### Data shown

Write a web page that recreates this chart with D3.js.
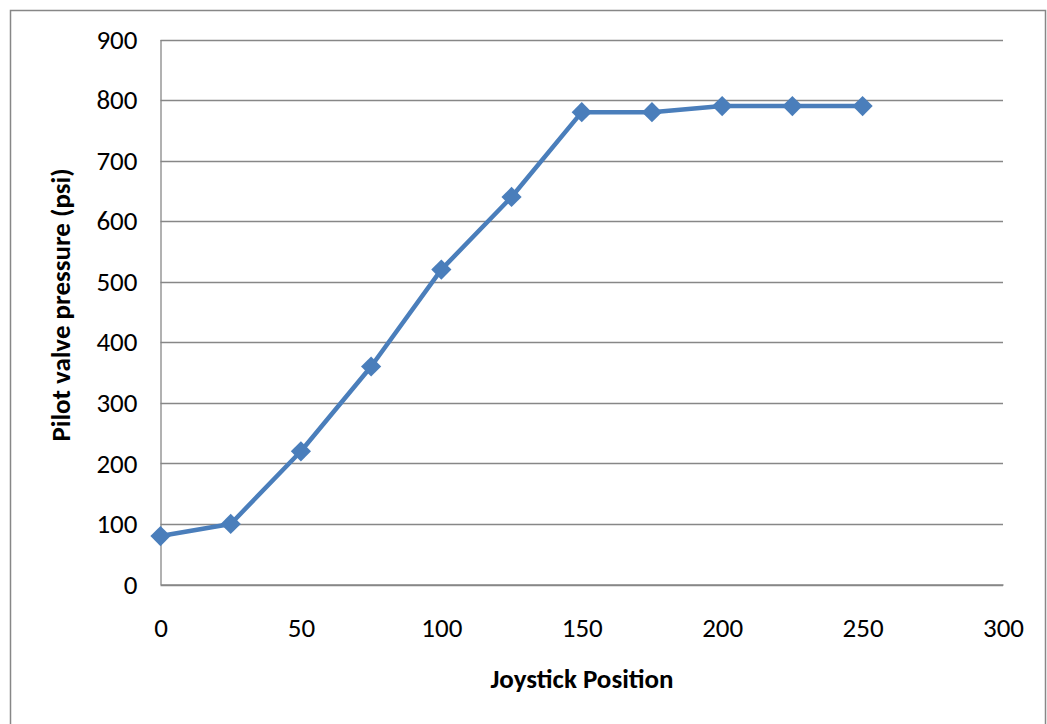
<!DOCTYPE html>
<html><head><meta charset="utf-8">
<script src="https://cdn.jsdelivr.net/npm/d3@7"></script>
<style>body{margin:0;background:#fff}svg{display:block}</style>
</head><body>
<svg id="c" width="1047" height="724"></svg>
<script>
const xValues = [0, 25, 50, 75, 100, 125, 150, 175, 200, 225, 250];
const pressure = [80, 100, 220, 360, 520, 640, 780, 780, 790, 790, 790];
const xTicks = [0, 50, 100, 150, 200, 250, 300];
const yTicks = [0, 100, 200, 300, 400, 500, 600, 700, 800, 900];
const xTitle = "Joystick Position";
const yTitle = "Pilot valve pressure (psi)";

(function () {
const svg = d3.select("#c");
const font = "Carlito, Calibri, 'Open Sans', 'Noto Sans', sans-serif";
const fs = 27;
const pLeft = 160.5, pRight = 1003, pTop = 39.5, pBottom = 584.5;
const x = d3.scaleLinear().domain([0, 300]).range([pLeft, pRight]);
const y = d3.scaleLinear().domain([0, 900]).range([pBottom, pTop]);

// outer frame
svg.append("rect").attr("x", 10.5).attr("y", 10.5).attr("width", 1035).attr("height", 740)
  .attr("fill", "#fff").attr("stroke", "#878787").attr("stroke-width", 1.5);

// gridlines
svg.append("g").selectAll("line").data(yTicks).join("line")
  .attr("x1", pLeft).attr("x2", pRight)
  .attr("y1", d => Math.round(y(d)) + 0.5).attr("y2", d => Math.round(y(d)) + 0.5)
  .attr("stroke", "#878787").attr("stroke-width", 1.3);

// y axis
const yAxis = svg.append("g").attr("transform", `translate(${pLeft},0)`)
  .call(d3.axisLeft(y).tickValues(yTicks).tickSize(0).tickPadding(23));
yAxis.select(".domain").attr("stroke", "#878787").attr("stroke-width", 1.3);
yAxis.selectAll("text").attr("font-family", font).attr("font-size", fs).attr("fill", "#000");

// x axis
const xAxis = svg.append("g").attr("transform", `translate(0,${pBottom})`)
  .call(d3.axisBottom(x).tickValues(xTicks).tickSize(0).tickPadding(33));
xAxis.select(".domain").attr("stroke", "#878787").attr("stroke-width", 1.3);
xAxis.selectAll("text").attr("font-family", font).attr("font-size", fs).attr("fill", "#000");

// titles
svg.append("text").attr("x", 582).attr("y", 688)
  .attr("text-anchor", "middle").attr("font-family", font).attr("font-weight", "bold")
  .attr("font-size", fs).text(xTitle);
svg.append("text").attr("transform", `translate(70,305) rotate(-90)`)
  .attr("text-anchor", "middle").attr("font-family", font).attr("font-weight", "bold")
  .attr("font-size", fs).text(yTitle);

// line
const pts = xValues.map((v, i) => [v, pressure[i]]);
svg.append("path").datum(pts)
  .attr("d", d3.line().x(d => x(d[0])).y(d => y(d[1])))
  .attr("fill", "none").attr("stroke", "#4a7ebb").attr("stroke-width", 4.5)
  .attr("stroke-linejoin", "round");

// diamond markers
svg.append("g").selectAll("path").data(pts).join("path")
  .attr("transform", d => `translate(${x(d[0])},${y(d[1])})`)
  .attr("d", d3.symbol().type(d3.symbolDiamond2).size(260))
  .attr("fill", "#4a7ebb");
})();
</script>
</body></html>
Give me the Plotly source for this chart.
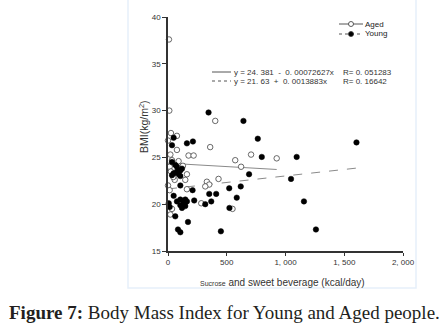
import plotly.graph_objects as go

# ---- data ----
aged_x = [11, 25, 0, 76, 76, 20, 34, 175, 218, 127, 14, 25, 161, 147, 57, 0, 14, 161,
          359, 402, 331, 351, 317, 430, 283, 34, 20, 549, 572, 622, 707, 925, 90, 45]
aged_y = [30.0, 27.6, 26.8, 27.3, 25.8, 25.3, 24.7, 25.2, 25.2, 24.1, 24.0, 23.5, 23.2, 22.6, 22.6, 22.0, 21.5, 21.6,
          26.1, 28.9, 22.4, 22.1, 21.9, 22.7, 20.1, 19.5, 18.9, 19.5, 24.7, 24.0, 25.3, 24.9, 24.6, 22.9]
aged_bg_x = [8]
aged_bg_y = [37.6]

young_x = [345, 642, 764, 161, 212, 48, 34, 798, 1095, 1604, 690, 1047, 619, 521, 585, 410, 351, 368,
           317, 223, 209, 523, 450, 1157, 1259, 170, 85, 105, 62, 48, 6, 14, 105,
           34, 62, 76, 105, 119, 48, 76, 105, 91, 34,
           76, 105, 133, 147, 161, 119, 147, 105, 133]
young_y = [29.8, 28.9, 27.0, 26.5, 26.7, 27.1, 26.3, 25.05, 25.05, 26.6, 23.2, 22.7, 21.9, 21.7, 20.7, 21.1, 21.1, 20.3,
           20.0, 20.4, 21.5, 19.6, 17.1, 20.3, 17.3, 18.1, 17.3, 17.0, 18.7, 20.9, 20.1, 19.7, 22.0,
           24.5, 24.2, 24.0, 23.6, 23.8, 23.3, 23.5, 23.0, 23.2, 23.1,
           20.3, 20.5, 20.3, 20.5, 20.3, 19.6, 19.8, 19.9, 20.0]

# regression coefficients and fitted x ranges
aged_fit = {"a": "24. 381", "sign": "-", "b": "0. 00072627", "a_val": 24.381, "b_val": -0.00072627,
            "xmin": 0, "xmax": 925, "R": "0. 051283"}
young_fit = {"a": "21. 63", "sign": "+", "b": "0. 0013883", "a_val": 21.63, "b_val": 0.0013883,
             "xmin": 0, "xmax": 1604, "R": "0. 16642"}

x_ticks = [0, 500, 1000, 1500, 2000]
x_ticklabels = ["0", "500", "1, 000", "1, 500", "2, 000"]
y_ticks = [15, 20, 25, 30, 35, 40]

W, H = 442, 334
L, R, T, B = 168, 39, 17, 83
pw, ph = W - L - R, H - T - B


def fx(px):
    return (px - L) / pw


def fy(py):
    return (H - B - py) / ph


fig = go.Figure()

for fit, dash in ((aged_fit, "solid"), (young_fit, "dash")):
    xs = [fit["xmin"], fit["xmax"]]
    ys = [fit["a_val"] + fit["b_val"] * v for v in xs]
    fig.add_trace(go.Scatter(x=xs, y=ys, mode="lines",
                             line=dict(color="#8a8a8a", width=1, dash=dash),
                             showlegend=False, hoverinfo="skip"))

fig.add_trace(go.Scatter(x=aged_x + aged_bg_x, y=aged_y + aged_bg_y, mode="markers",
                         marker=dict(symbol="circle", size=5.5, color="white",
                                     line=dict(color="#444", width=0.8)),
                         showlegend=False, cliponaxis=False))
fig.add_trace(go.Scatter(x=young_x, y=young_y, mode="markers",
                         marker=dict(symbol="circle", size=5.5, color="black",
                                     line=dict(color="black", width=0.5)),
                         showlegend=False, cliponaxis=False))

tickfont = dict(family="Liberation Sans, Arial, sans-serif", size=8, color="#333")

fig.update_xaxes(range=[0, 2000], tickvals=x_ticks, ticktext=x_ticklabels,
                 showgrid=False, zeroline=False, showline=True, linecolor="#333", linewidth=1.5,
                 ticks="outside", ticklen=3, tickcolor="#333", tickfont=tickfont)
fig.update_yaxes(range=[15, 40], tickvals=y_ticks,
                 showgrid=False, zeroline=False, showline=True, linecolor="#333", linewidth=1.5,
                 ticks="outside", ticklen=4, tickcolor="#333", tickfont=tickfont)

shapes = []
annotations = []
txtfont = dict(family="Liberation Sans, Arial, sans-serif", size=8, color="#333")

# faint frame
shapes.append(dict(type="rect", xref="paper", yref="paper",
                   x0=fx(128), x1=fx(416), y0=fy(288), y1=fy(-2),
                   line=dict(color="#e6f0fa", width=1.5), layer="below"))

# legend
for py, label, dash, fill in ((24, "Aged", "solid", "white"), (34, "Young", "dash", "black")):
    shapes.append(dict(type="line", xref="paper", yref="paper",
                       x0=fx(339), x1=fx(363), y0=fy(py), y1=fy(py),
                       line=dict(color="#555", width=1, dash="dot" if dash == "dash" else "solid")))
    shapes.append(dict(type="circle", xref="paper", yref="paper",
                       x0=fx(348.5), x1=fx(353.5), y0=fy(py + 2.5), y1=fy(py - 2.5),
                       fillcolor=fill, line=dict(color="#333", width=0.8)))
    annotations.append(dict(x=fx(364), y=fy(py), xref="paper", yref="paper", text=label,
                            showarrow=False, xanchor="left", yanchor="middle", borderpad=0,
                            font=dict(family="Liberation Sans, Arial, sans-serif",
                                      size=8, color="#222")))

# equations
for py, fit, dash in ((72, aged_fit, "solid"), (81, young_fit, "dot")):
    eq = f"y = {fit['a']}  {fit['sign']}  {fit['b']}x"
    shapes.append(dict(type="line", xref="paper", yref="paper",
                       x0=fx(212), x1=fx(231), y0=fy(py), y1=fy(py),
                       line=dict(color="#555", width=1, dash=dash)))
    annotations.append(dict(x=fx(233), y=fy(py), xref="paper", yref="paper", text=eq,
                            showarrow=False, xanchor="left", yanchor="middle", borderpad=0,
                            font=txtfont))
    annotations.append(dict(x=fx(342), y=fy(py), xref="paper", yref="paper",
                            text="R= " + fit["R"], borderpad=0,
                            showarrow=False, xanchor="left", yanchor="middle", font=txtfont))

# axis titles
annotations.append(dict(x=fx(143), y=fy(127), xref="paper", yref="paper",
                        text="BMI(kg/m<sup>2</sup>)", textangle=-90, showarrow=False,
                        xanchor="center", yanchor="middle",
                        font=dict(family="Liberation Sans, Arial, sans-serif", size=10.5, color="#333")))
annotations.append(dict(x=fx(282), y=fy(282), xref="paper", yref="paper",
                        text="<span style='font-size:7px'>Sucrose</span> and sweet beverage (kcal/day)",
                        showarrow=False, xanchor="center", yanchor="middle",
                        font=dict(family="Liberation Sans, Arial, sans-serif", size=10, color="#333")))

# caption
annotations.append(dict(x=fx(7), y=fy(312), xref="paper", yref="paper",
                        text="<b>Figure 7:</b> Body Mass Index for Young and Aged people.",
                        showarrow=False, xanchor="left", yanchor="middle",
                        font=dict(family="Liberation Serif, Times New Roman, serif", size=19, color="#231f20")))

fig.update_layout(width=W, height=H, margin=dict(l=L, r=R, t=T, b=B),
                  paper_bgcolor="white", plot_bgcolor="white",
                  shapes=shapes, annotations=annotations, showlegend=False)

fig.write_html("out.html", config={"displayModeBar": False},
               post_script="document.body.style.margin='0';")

######

Your instructions =
Scan the listing above. Gather each line that contains the word "this".

Exercise answer =
Write a web page that recreates this chart with D3.js.
Give me the Plotly source for this chart.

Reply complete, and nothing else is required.